Find the string "chart" in the records. Copy every line it appears in.

BEGIN Data lines

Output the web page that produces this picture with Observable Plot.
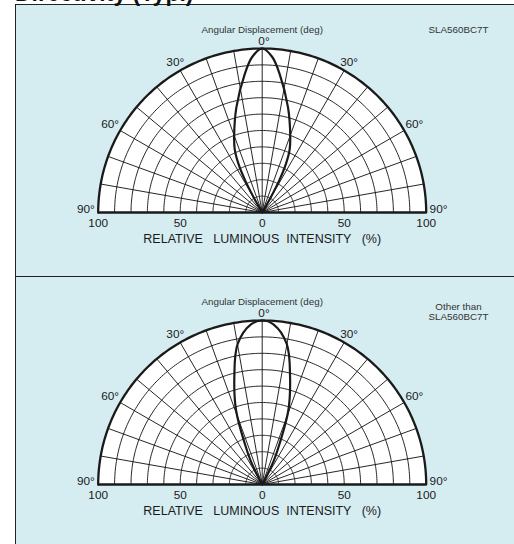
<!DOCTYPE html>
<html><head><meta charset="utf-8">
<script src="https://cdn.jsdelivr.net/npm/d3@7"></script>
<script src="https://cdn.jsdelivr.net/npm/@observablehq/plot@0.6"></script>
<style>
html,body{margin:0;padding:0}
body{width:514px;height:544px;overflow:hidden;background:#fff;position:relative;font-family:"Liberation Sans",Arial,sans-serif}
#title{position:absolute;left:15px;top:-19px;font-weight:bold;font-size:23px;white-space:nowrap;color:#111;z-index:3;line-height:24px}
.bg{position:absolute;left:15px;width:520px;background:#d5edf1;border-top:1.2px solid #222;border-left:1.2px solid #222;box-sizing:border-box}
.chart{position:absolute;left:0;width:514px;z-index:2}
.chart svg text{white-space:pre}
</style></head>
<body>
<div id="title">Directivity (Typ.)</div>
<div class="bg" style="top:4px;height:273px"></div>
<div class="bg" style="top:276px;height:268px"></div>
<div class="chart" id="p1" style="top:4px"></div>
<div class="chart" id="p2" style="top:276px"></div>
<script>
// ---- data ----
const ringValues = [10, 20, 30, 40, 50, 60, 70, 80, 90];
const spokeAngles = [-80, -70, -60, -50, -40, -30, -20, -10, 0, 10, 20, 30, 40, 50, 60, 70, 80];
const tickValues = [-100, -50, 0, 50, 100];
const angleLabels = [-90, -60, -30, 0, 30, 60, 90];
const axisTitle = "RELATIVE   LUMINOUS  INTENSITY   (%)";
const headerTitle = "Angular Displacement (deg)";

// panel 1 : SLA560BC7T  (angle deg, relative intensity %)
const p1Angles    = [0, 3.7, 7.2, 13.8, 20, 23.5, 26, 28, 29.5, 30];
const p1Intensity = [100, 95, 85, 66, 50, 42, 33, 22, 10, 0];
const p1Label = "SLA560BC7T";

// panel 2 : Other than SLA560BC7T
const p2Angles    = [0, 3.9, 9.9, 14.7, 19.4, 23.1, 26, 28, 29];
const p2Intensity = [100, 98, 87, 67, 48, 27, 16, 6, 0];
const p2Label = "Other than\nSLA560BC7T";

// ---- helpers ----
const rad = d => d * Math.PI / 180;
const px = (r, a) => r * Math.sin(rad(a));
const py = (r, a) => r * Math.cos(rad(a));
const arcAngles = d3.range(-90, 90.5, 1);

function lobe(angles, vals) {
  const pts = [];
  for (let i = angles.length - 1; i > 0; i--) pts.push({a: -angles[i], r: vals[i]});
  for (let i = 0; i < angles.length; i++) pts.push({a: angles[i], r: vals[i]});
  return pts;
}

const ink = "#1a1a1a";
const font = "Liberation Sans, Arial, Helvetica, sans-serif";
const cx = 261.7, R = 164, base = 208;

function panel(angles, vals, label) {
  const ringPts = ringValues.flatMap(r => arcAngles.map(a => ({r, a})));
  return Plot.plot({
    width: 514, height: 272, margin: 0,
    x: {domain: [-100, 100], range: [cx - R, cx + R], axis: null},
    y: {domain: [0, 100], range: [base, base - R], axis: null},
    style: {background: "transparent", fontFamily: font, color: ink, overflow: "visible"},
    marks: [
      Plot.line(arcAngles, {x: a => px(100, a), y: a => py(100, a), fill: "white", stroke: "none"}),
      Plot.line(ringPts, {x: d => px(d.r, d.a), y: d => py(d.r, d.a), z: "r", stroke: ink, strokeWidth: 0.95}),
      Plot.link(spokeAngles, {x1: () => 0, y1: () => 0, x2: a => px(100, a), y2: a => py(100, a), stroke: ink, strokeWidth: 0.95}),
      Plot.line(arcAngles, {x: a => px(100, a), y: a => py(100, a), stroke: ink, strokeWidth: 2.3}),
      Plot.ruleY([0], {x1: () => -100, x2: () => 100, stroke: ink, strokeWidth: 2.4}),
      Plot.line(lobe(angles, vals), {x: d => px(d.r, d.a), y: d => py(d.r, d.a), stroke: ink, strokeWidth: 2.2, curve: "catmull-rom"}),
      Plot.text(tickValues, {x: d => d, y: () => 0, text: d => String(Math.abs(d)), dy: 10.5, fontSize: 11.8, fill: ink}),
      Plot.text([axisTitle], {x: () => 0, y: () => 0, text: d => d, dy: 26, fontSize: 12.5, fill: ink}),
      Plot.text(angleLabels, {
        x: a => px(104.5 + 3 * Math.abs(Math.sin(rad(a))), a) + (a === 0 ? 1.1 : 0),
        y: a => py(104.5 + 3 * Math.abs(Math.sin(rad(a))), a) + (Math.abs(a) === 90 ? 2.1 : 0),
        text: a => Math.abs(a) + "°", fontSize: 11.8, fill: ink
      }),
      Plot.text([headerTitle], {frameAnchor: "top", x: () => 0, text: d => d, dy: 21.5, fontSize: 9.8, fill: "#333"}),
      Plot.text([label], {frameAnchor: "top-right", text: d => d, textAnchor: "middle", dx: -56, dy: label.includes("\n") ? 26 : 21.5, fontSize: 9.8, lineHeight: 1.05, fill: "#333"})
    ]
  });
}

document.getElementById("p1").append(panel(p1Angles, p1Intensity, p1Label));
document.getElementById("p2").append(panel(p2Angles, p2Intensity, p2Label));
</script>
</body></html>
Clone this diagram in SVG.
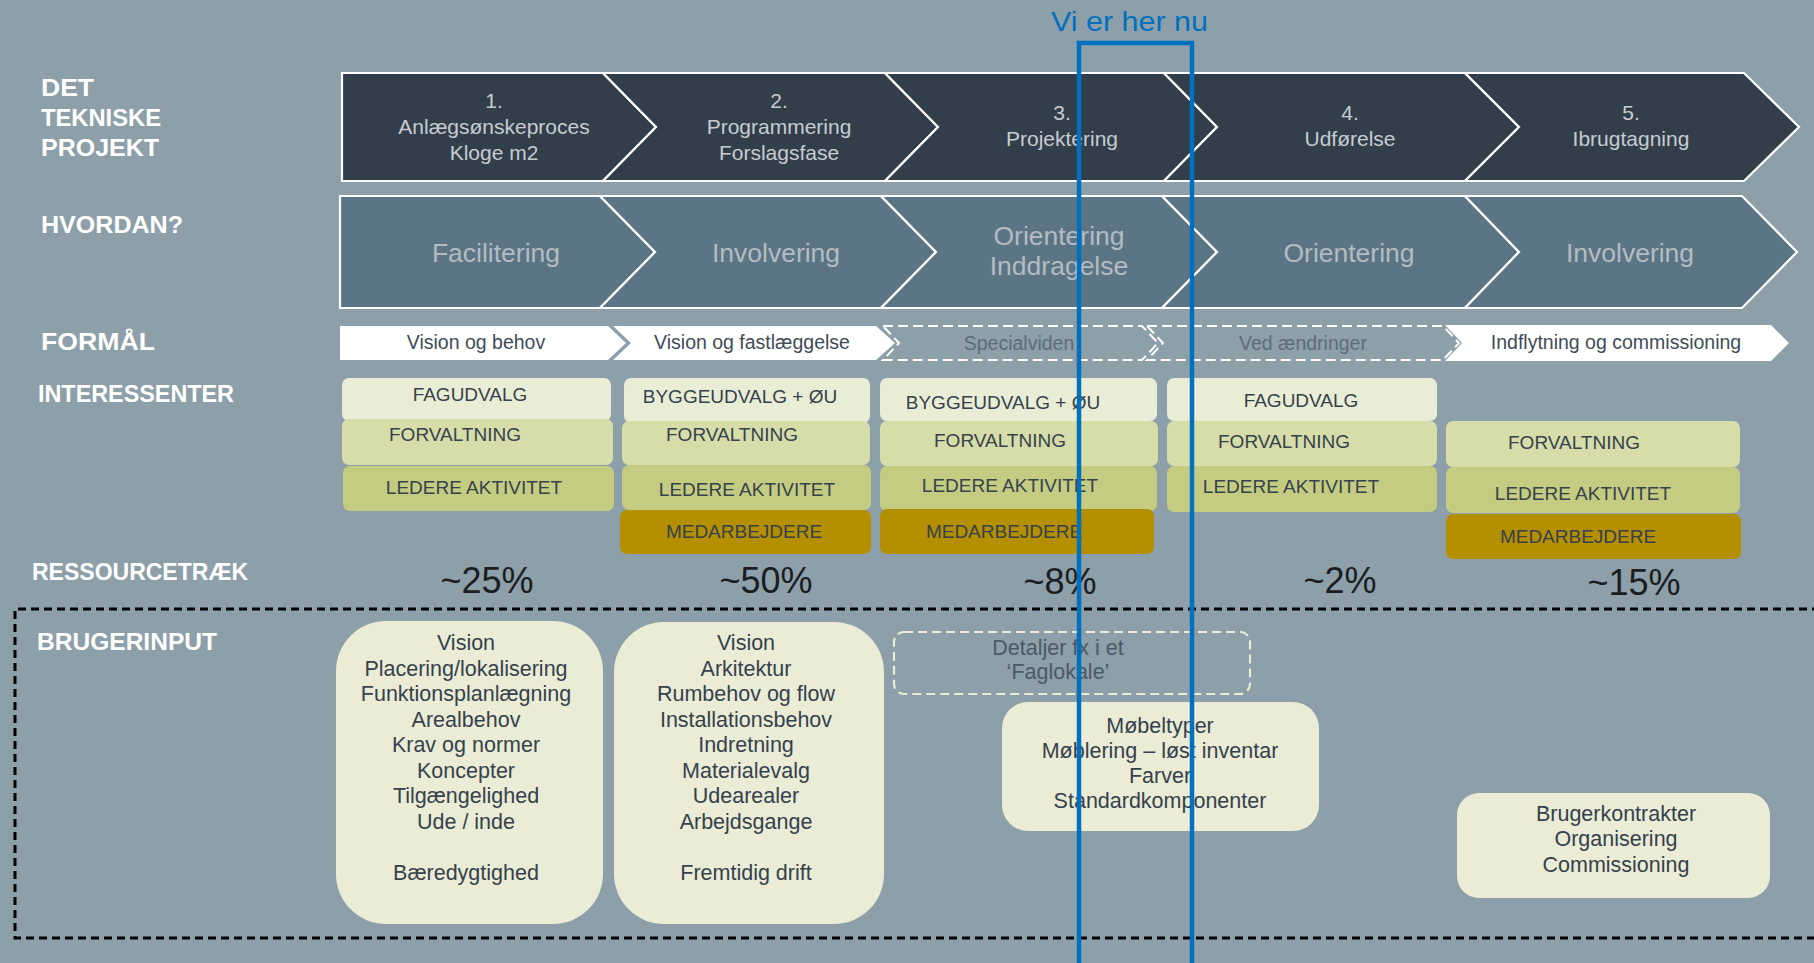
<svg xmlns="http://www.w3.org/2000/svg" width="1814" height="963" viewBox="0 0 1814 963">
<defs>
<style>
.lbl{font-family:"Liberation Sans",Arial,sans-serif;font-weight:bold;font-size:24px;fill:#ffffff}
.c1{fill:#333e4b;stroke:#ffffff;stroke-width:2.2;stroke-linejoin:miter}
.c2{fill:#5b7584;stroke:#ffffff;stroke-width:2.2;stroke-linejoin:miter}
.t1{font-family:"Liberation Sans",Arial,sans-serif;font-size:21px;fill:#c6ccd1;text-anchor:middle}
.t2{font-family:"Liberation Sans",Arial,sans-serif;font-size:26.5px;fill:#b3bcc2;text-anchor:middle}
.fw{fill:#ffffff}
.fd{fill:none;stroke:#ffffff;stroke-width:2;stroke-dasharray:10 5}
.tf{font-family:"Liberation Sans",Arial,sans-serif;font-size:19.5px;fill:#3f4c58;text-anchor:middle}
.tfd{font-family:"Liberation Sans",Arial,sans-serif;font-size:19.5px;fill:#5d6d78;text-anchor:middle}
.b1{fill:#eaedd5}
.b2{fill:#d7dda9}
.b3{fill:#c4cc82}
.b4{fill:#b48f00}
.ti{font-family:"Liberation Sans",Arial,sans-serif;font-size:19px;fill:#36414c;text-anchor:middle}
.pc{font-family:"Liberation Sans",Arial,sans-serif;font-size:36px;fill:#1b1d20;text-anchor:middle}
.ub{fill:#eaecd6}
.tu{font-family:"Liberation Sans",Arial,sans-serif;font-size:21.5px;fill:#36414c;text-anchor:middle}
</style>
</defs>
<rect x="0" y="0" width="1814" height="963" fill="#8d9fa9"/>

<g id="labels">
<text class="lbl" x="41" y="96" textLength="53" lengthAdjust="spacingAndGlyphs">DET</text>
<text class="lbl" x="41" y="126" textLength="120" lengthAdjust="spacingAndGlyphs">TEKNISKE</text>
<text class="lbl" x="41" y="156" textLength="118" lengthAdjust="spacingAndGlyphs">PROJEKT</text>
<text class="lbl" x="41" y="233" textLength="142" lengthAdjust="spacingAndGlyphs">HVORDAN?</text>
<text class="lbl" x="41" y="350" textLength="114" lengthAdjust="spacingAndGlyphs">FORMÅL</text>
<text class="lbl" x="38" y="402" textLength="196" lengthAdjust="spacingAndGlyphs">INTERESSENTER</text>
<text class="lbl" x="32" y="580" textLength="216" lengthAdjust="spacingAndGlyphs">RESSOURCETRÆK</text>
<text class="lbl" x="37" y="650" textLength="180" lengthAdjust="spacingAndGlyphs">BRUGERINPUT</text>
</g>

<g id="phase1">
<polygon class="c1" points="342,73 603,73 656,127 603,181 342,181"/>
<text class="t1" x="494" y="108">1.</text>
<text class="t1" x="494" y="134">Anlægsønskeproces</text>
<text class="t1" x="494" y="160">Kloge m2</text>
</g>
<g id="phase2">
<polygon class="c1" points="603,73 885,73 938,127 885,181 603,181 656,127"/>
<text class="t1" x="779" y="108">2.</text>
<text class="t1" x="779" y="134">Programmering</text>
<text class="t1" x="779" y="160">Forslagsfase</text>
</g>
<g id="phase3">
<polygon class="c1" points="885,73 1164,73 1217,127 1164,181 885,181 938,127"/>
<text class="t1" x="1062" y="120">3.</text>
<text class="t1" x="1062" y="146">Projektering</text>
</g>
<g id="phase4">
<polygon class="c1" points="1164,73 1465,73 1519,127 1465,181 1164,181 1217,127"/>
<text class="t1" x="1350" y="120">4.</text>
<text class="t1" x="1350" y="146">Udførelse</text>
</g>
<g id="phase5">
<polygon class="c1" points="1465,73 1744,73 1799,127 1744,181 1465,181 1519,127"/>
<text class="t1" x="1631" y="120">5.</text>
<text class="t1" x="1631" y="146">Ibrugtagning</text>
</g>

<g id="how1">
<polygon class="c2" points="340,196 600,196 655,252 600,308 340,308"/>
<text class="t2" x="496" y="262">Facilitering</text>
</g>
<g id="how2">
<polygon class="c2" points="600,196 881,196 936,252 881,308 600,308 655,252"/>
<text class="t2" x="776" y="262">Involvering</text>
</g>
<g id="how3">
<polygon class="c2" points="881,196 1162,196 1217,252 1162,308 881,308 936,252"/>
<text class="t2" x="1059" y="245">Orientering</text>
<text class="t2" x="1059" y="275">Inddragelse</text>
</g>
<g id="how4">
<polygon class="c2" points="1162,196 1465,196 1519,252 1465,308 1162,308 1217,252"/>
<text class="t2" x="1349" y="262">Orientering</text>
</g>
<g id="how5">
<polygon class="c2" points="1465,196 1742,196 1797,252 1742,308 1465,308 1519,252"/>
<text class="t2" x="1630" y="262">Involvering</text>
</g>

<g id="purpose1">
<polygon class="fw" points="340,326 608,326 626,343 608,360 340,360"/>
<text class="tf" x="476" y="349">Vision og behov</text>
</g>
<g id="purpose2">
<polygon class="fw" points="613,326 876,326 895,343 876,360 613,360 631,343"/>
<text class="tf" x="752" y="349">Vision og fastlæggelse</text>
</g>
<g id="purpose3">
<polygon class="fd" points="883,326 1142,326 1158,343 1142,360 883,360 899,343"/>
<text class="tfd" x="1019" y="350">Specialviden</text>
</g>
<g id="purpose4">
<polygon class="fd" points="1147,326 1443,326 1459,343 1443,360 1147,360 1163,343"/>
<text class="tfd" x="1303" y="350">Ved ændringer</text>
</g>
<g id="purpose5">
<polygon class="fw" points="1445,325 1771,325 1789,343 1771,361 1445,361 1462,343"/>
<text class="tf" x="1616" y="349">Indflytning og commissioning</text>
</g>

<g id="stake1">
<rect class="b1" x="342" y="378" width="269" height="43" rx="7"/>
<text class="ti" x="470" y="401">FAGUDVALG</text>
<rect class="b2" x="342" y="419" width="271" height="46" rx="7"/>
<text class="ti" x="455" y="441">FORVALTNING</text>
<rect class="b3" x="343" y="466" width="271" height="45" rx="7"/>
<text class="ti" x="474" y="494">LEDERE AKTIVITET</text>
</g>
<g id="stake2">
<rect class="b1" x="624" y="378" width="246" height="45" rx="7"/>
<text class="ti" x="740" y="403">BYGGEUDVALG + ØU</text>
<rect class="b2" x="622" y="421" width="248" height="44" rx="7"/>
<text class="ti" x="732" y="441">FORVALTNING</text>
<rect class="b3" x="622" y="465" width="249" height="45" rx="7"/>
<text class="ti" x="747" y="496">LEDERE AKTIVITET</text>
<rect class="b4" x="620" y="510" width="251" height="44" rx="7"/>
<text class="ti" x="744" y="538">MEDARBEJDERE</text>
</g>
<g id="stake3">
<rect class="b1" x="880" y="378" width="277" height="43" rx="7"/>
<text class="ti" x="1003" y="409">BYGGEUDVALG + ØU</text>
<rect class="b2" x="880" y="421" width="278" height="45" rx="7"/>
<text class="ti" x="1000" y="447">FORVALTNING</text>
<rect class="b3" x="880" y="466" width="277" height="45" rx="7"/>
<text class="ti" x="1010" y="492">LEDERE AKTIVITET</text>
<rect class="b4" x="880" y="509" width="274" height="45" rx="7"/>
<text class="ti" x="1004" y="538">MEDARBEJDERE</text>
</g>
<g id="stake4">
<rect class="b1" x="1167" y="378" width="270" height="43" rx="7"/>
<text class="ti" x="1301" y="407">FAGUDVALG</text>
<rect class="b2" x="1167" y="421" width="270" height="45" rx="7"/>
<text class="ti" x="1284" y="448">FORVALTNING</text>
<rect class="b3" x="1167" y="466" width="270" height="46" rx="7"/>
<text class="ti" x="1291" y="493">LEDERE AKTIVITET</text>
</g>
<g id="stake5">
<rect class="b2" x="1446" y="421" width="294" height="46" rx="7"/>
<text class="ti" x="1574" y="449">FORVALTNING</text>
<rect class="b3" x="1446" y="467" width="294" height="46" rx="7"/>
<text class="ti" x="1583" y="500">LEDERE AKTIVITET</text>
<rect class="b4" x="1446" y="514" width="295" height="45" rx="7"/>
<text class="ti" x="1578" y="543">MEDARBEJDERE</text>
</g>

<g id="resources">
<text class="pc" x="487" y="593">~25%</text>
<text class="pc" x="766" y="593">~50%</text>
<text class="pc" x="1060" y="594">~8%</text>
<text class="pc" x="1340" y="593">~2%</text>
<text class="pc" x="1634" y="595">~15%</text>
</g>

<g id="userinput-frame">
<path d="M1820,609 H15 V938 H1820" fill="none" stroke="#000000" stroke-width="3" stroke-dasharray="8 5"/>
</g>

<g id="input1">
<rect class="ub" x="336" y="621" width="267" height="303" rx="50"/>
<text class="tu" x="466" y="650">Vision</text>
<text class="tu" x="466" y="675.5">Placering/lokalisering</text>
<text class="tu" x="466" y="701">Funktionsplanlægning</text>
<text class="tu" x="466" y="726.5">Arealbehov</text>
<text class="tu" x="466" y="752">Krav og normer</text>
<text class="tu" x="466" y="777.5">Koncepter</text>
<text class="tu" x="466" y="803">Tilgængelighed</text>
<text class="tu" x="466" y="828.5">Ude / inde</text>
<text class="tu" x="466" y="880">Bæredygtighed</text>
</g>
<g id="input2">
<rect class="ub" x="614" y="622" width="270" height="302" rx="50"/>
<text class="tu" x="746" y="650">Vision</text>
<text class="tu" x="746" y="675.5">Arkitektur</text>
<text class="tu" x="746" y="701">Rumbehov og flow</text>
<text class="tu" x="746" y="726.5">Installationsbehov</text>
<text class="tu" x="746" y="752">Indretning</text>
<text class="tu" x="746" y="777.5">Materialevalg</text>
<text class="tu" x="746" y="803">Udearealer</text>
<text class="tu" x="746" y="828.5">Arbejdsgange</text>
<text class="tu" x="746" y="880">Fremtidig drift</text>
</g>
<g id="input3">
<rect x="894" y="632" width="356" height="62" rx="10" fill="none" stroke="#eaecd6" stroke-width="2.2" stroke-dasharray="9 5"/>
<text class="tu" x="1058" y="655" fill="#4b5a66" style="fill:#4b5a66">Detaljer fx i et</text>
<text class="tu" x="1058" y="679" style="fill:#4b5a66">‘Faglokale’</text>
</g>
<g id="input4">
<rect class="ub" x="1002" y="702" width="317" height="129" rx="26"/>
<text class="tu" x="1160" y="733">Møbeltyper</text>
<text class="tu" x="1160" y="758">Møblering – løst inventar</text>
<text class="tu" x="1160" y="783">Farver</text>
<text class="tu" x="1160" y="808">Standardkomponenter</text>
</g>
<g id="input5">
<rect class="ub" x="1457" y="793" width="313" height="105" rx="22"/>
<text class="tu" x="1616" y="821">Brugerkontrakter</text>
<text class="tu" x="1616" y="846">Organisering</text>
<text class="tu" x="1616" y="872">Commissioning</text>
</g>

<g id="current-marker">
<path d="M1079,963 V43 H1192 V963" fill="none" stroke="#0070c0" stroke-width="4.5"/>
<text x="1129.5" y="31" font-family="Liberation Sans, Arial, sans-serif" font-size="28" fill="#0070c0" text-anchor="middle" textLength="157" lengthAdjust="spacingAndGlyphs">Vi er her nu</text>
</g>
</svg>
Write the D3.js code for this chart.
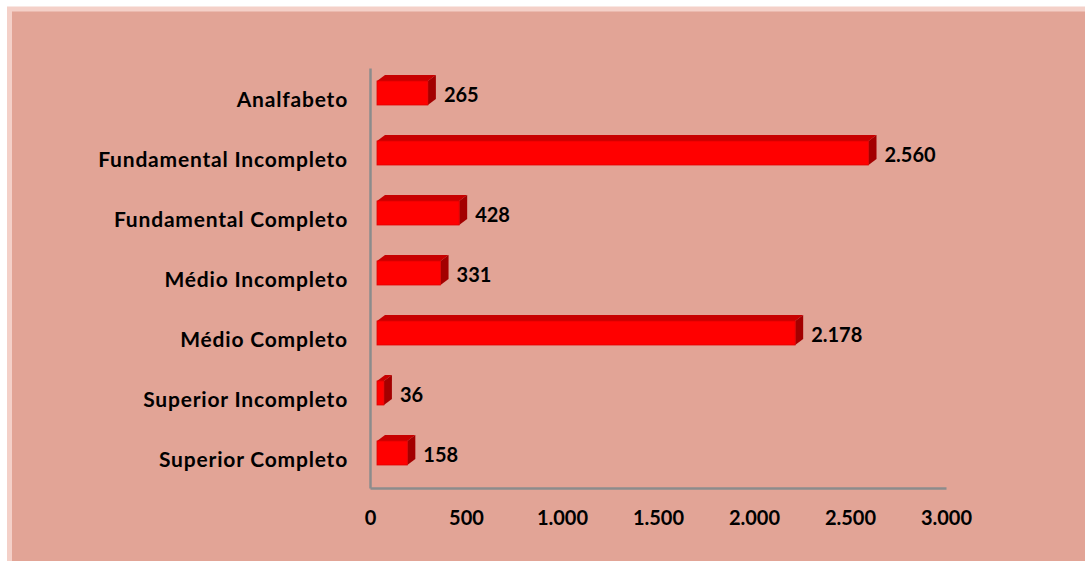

END Data lines

* _Full answer_:
.chart{position:absolute;left:0;width:514px;z-index:2}
.chart svg text{white-space:pre}
<div class="chart" id="p1" style="top:4px"></div>
<div class="chart" id="p2" style="top:276px"></div>
Write the D3.js code for this chart.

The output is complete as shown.